- _YOUR TASK_: Return each line of the data below verbatim; pictures are to be left out.

*** INFORMATION SUPPLIED

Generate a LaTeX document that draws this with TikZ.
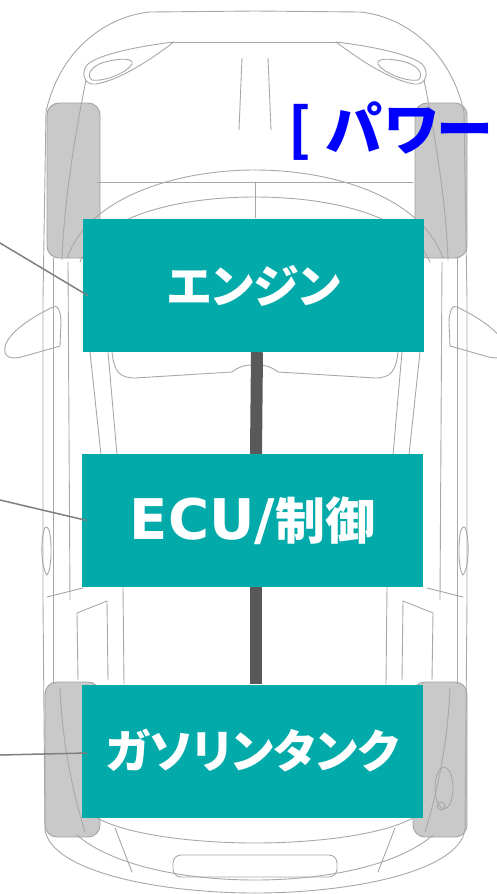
\documentclass[tikz,border=0pt]{standalone}
\usepackage{fontspec}
\newfontfamily\jpfont{Noto Sans CJK JP}[RawFeature=+palt]
\newfontfamily\latinbold{DejaVu Sans}
\usetikzlibrary{calc}
\definecolor{tealbox}{HTML}{02ABAA}
\definecolor{cargray}{HTML}{A8A8A8}
\definecolor{wheelfill}{HTML}{C9C9C9}
\definecolor{wheeledge}{HTML}{A2A2A2}
\definecolor{barcol}{HTML}{595959}
\definecolor{leadcol}{HTML}{7F7F7F}
\definecolor{titleblue}{HTML}{0000FF}
\tikzset{
  carline/.style={draw=cargray, line width=0.9pt, line join=round, line cap=round},
  wheel/.style={fill=wheelfill, draw=wheeledge, line width=0.9pt, rounded corners=12pt},
  partbox/.style={fill=tealbox, text=white, minimum width=341pt, minimum height=133pt,
    inner sep=0pt, font=\jpfont\bfseries\fontsize{46}{50}\selectfont},
  linkbar/.style={draw=barcol, line width=12pt},
  leader/.style={draw=leadcol, line width=1.5pt},
}
% one half of the car body outline (left side, y pointing down)
\newcommand\carbodyhalf{%
  % body outline
  \draw[carline] (255,11) -- (150,12) .. controls (108,16) and (60,48) .. (46,112)
    -- (43,300) -- (43,600) -- (45,830) .. controls (52,872) and (160,893) .. (255,893);
  \draw[carline] (53,258) -- (53,684);
  \draw[carline] (68,262) -- (70,600);
  % hood front edge and headlamp
  \draw[carline] (255,42) -- (174,42);
  \draw[carline] (174,42) .. controls (140,46) and (100,54) .. (88,64)
    .. controls (80,72) and (84,86) .. (96,84) .. controls (120,80) and (150,60) .. (174,42);
  \draw[carline] (92,80) .. controls (86,76) and (90,66) .. (105,62)
    .. controls (120,58) and (134,58) .. (132,64) .. controls (128,72) and (105,82) .. (92,80);
  % fender line into the front arch
  \draw[carline] (86,80) .. controls (76,130) and (64,200) .. (62,260);
  % hood crease
  \draw[carline] (242,58) -- (239,130);
  % cowl and windscreen
  \draw[carline] (97,182) -- (255,182);
  \draw[carline] (67,258) .. controls (90,195) and (180,170) .. (255,170);
  \draw[carline] (80,262) .. controls (100,215) and (180,197) .. (255,197);
  % door mirror
  \draw[carline] (53,307) .. controls (30,318) and (8,333) .. (5,347)
    .. controls (3,358) and (12,360) .. (25,356) -- (60,346) -- (61,322)
    .. controls (61,311) and (57,304) .. (53,307);
  % pillars and dashboard
  \draw[carline] (90,352) -- (101,455);
  \draw[carline] (108,352) -- (117,455);
  \draw[carline] (112,352) .. controls (114,372) and (120,378) .. (135,378) -- (232,372)
    .. controls (240,366) and (245,365) .. (255,365);
  % door handle
  \draw[carline] (44,530) .. controls (40,545) and (42,570) .. (47,575)
    .. controls (52,570) and (52,540) .. (49,530) .. controls (47,526) and (45,526) .. (44,530);
  % rear quarter
  \draw[carline] (47,597) -- (83,588);
  \draw[carline] (78,680) -- (77,613) -- (107,601) -- (108,680);
  \draw[carline] (123,587) -- (124,684);
  \draw[carline] (60,688) .. controls (62,740) and (72,790) .. (85,832);
  % tail
  \draw[carline] (97,818) .. controls (130,836) and (200,843) .. (255,843);
  \draw[carline] (77,835) .. controls (110,864) and (180,880) .. (255,880);
  \draw[carline] (115,828) -- (132,872);
}
\begin{document}
\begin{tikzpicture}[x=1pt, y=-1pt]
  \useasboundingbox (0,0) rectangle (497,894);
  \clip (0,0) rectangle (497,894);
  \fill[white] (0,0) rectangle (497,894);

  % wheels
  \draw[wheel] (47,103) rectangle (100,258);
  \draw[wheel] (415,103) rectangle (467,258);
  \draw[wheel] (45,682) rectangle (100,837);
  \draw[wheel] (413,682) rectangle (467,837);

  % car body, drawn as two mirrored halves
  \carbodyhalf
  \begin{scope}[cm={-1,0,0,1,(510pt,0pt)}]
    \carbodyhalf
  \end{scope}
  \draw[carline] (255,182) -- (255,218);
  \draw[carline, rounded corners=8pt] (173,855) rectangle (337,877);
  \draw[carline] (444,788) ellipse [x radius=9, y radius=21];
  \draw[carline] (441,806) circle [radius=4];

  % component boxes
  \node[partbox] (eng) at (253.5,285.5) {エンジン};
  \node[partbox] (ecu) at (252.5,520.5)
    {{\latinbold\bfseries\fontsize{56}{60}\selectfont ECU/}{\fontsize{50}{54}\selectfont 制御}};
  \node[partbox] (gas) at (252.5,751) {ガソリンタンク};

  % links between the boxes
  \draw[linkbar] ([xshift=3.5pt]eng.south) -- ([xshift=3.5pt]ecu.north);
  \draw[linkbar] ([xshift=3.5pt]ecu.south) -- ([xshift=3.5pt]gas.north);

  % leader lines from the left edge
  \coordinate (engsrc) at (0,243);
  \coordinate (ecusrc) at (0,500);
  \coordinate (gassrc) at (0,755);
  \draw[leader] (engsrc) -- ([shift={(5,10)}]eng.west);
  \draw[leader] (ecusrc) -- ([shift={(5,0)}]ecu.west);
  \draw[leader] (gassrc) -- ([shift={(5,2)}]gas.west);

  % heading
  \node[anchor=base west, inner sep=0pt, text=titleblue,
    font=\jpfont\bfseries\fontsize{57}{60}\selectfont] (title) at (288,150)
    {[\hspace{2pt} パ\hspace{2pt}ワー};
\end{tikzpicture}
\end{document}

******

- _EXPECTED ANSWER_:
Generate a LaTeX document that draws this with TikZ.
\documentclass[tikz,border=0pt]{standalone}
\usepackage{fontspec}
\newfontfamily\jpfont{Noto Sans CJK JP}[RawFeature=+palt]
\newfontfamily\latinbold{DejaVu Sans}
\usetikzlibrary{calc}
\definecolor{tealbox}{HTML}{02ABAA}
\definecolor{cargray}{HTML}{A8A8A8}
\definecolor{wheelfill}{HTML}{C9C9C9}
\definecolor{wheeledge}{HTML}{A2A2A2}
\definecolor{barcol}{HTML}{595959}
\definecolor{leadcol}{HTML}{7F7F7F}
\definecolor{titleblue}{HTML}{0000FF}
\tikzset{
  carline/.style={draw=cargray, line width=0.9pt, line join=round, line cap=round},
  wheel/.style={fill=wheelfill, draw=wheeledge, line width=0.9pt, rounded corners=12pt},
  partbox/.style={fill=tealbox, text=white, minimum width=341pt, minimum height=133pt,
    inner sep=0pt, font=\jpfont\bfseries\fontsize{46}{50}\selectfont},
  linkbar/.style={draw=barcol, line width=12pt},
  leader/.style={draw=leadcol, line width=1.5pt},
}
% one half of the car body outline (left side, y pointing down)
\newcommand\carbodyhalf{%
  % body outline
  \draw[carline] (255,11) -- (150,12) .. controls (108,16) and (60,48) .. (46,112)
    -- (43,300) -- (43,600) -- (45,830) .. controls (52,872) and (160,893) .. (255,893);
  \draw[carline] (53,258) -- (53,684);
  \draw[carline] (68,262) -- (70,600);
  % hood front edge and headlamp
  \draw[carline] (255,42) -- (174,42);
  \draw[carline] (174,42) .. controls (140,46) and (100,54) .. (88,64)
    .. controls (80,72) and (84,86) .. (96,84) .. controls (120,80) and (150,60) .. (174,42);
  \draw[carline] (92,80) .. controls (86,76) and (90,66) .. (105,62)
    .. controls (120,58) and (134,58) .. (132,64) .. controls (128,72) and (105,82) .. (92,80);
  % fender line into the front arch
  \draw[carline] (86,80) .. controls (76,130) and (64,200) .. (62,260);
  % hood crease
  \draw[carline] (242,58) -- (239,130);
  % cowl and windscreen
  \draw[carline] (97,182) -- (255,182);
  \draw[carline] (67,258) .. controls (90,195) and (180,170) .. (255,170);
  \draw[carline] (80,262) .. controls (100,215) and (180,197) .. (255,197);
  % door mirror
  \draw[carline] (53,307) .. controls (30,318) and (8,333) .. (5,347)
    .. controls (3,358) and (12,360) .. (25,356) -- (60,346) -- (61,322)
    .. controls (61,311) and (57,304) .. (53,307);
  % pillars and dashboard
  \draw[carline] (90,352) -- (101,455);
  \draw[carline] (108,352) -- (117,455);
  \draw[carline] (112,352) .. controls (114,372) and (120,378) .. (135,378) -- (232,372)
    .. controls (240,366) and (245,365) .. (255,365);
  % door handle
  \draw[carline] (44,530) .. controls (40,545) and (42,570) .. (47,575)
    .. controls (52,570) and (52,540) .. (49,530) .. controls (47,526) and (45,526) .. (44,530);
  % rear quarter
  \draw[carline] (47,597) -- (83,588);
  \draw[carline] (78,680) -- (77,613) -- (107,601) -- (108,680);
  \draw[carline] (123,587) -- (124,684);
  \draw[carline] (60,688) .. controls (62,740) and (72,790) .. (85,832);
  % tail
  \draw[carline] (97,818) .. controls (130,836) and (200,843) .. (255,843);
  \draw[carline] (77,835) .. controls (110,864) and (180,880) .. (255,880);
  \draw[carline] (115,828) -- (132,872);
}
\begin{document}
\begin{tikzpicture}[x=1pt, y=-1pt]
  \useasboundingbox (0,0) rectangle (497,894);
  \clip (0,0) rectangle (497,894);
  \fill[white] (0,0) rectangle (497,894);

  % wheels
  \draw[wheel] (47,103) rectangle (100,258);
  \draw[wheel] (415,103) rectangle (467,258);
  \draw[wheel] (45,682) rectangle (100,837);
  \draw[wheel] (413,682) rectangle (467,837);

  % car body, drawn as two mirrored halves
  \carbodyhalf
  \begin{scope}[cm={-1,0,0,1,(510pt,0pt)}]
    \carbodyhalf
  \end{scope}
  \draw[carline] (255,182) -- (255,218);
  \draw[carline, rounded corners=8pt] (173,855) rectangle (337,877);
  \draw[carline] (444,788) ellipse [x radius=9, y radius=21];
  \draw[carline] (441,806) circle [radius=4];

  % component boxes
  \node[partbox] (eng) at (253.5,285.5) {エンジン};
  \node[partbox] (ecu) at (252.5,520.5)
    {{\latinbold\bfseries\fontsize{56}{60}\selectfont ECU/}{\fontsize{50}{54}\selectfont 制御}};
  \node[partbox] (gas) at (252.5,751) {ガソリンタンク};

  % links between the boxes
  \draw[linkbar] ([xshift=3.5pt]eng.south) -- ([xshift=3.5pt]ecu.north);
  \draw[linkbar] ([xshift=3.5pt]ecu.south) -- ([xshift=3.5pt]gas.north);

  % leader lines from the left edge
  \coordinate (engsrc) at (0,243);
  \coordinate (ecusrc) at (0,500);
  \coordinate (gassrc) at (0,755);
  \draw[leader] (engsrc) -- ([shift={(5,10)}]eng.west);
  \draw[leader] (ecusrc) -- ([shift={(5,0)}]ecu.west);
  \draw[leader] (gassrc) -- ([shift={(5,2)}]gas.west);

  % heading
  \node[anchor=base west, inner sep=0pt, text=titleblue,
    font=\jpfont\bfseries\fontsize{57}{60}\selectfont] (title) at (288,150)
    {[\hspace{2pt} パ\hspace{2pt}ワー};
\end{tikzpicture}
\end{document}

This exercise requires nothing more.